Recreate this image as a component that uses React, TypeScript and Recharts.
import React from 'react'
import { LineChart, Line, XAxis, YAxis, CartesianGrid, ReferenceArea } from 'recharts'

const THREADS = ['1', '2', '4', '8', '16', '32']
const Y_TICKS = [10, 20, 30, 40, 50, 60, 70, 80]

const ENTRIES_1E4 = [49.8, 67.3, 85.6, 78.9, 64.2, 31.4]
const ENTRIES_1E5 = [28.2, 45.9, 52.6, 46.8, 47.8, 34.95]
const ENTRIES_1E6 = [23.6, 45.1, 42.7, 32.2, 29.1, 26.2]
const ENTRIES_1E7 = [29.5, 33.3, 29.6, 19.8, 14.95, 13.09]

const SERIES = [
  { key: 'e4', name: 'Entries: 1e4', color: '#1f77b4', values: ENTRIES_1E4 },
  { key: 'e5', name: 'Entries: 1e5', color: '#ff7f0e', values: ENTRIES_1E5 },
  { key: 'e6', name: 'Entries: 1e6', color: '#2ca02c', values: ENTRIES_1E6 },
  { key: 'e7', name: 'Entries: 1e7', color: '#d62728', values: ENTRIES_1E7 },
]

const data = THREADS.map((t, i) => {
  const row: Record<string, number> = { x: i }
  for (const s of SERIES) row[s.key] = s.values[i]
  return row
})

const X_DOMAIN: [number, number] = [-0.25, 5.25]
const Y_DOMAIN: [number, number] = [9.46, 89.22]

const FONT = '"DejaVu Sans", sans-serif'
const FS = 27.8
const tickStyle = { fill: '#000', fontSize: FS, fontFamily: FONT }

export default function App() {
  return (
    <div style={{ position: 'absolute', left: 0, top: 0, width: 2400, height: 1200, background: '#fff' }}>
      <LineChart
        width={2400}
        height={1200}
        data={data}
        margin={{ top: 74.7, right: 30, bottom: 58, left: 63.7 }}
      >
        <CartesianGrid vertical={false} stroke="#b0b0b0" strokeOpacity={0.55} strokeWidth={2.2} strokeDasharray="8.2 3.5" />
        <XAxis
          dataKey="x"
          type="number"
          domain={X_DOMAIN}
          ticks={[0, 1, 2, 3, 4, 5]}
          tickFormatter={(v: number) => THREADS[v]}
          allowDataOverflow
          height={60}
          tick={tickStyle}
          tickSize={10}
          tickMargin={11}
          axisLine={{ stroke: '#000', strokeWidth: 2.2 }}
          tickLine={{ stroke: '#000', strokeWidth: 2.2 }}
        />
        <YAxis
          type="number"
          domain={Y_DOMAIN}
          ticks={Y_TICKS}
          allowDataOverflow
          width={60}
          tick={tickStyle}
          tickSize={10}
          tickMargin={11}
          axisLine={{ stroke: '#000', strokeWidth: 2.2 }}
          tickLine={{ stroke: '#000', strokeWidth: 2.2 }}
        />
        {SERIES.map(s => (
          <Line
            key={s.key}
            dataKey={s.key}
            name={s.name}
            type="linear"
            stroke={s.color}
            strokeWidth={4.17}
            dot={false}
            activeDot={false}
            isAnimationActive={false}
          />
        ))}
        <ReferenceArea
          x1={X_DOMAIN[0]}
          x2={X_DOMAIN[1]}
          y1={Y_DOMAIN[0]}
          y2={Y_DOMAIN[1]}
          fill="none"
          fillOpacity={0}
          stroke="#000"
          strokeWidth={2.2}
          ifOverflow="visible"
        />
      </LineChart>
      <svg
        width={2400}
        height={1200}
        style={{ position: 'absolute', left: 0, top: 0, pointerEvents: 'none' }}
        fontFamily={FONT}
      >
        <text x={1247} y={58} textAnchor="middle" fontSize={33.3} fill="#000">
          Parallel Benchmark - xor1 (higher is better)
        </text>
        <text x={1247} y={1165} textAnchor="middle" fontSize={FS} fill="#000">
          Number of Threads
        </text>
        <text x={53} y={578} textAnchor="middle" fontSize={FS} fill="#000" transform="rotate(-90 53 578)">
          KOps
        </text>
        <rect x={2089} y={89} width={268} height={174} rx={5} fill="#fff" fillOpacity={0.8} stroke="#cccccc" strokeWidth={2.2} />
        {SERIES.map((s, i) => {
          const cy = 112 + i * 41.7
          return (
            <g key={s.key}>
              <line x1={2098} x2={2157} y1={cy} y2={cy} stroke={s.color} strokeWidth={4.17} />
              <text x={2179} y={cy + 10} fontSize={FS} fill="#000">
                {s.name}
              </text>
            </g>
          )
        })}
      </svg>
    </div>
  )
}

Required task: Make an exact copy of the material above.

Response:
Recreate this image as a component that uses React, TypeScript and Recharts.
import React from 'react'
import { LineChart, Line, XAxis, YAxis, CartesianGrid, ReferenceArea } from 'recharts'

const THREADS = ['1', '2', '4', '8', '16', '32']
const Y_TICKS = [10, 20, 30, 40, 50, 60, 70, 80]

const ENTRIES_1E4 = [49.8, 67.3, 85.6, 78.9, 64.2, 31.4]
const ENTRIES_1E5 = [28.2, 45.9, 52.6, 46.8, 47.8, 34.95]
const ENTRIES_1E6 = [23.6, 45.1, 42.7, 32.2, 29.1, 26.2]
const ENTRIES_1E7 = [29.5, 33.3, 29.6, 19.8, 14.95, 13.09]

const SERIES = [
  { key: 'e4', name: 'Entries: 1e4', color: '#1f77b4', values: ENTRIES_1E4 },
  { key: 'e5', name: 'Entries: 1e5', color: '#ff7f0e', values: ENTRIES_1E5 },
  { key: 'e6', name: 'Entries: 1e6', color: '#2ca02c', values: ENTRIES_1E6 },
  { key: 'e7', name: 'Entries: 1e7', color: '#d62728', values: ENTRIES_1E7 },
]

const data = THREADS.map((t, i) => {
  const row: Record<string, number> = { x: i }
  for (const s of SERIES) row[s.key] = s.values[i]
  return row
})

const X_DOMAIN: [number, number] = [-0.25, 5.25]
const Y_DOMAIN: [number, number] = [9.46, 89.22]

const FONT = '"DejaVu Sans", sans-serif'
const FS = 27.8
const tickStyle = { fill: '#000', fontSize: FS, fontFamily: FONT }

export default function App() {
  return (
    <div style={{ position: 'absolute', left: 0, top: 0, width: 2400, height: 1200, background: '#fff' }}>
      <LineChart
        width={2400}
        height={1200}
        data={data}
        margin={{ top: 74.7, right: 30, bottom: 58, left: 63.7 }}
      >
        <CartesianGrid vertical={false} stroke="#b0b0b0" strokeOpacity={0.55} strokeWidth={2.2} strokeDasharray="8.2 3.5" />
        <XAxis
          dataKey="x"
          type="number"
          domain={X_DOMAIN}
          ticks={[0, 1, 2, 3, 4, 5]}
          tickFormatter={(v: number) => THREADS[v]}
          allowDataOverflow
          height={60}
          tick={tickStyle}
          tickSize={10}
          tickMargin={11}
          axisLine={{ stroke: '#000', strokeWidth: 2.2 }}
          tickLine={{ stroke: '#000', strokeWidth: 2.2 }}
        />
        <YAxis
          type="number"
          domain={Y_DOMAIN}
          ticks={Y_TICKS}
          allowDataOverflow
          width={60}
          tick={tickStyle}
          tickSize={10}
          tickMargin={11}
          axisLine={{ stroke: '#000', strokeWidth: 2.2 }}
          tickLine={{ stroke: '#000', strokeWidth: 2.2 }}
        />
        {SERIES.map(s => (
          <Line
            key={s.key}
            dataKey={s.key}
            name={s.name}
            type="linear"
            stroke={s.color}
            strokeWidth={4.17}
            dot={false}
            activeDot={false}
            isAnimationActive={false}
          />
        ))}
        <ReferenceArea
          x1={X_DOMAIN[0]}
          x2={X_DOMAIN[1]}
          y1={Y_DOMAIN[0]}
          y2={Y_DOMAIN[1]}
          fill="none"
          fillOpacity={0}
          stroke="#000"
          strokeWidth={2.2}
          ifOverflow="visible"
        />
      </LineChart>
      <svg
        width={2400}
        height={1200}
        style={{ position: 'absolute', left: 0, top: 0, pointerEvents: 'none' }}
        fontFamily={FONT}
      >
        <text x={1247} y={58} textAnchor="middle" fontSize={33.3} fill="#000">
          Parallel Benchmark - xor1 (higher is better)
        </text>
        <text x={1247} y={1165} textAnchor="middle" fontSize={FS} fill="#000">
          Number of Threads
        </text>
        <text x={53} y={578} textAnchor="middle" fontSize={FS} fill="#000" transform="rotate(-90 53 578)">
          KOps
        </text>
        <rect x={2089} y={89} width={268} height={174} rx={5} fill="#fff" fillOpacity={0.8} stroke="#cccccc" strokeWidth={2.2} />
        {SERIES.map((s, i) => {
          const cy = 112 + i * 41.7
          return (
            <g key={s.key}>
              <line x1={2098} x2={2157} y1={cy} y2={cy} stroke={s.color} strokeWidth={4.17} />
              <text x={2179} y={cy + 10} fontSize={FS} fill="#000">
                {s.name}
              </text>
            </g>
          )
        })}
      </svg>
    </div>
  )
}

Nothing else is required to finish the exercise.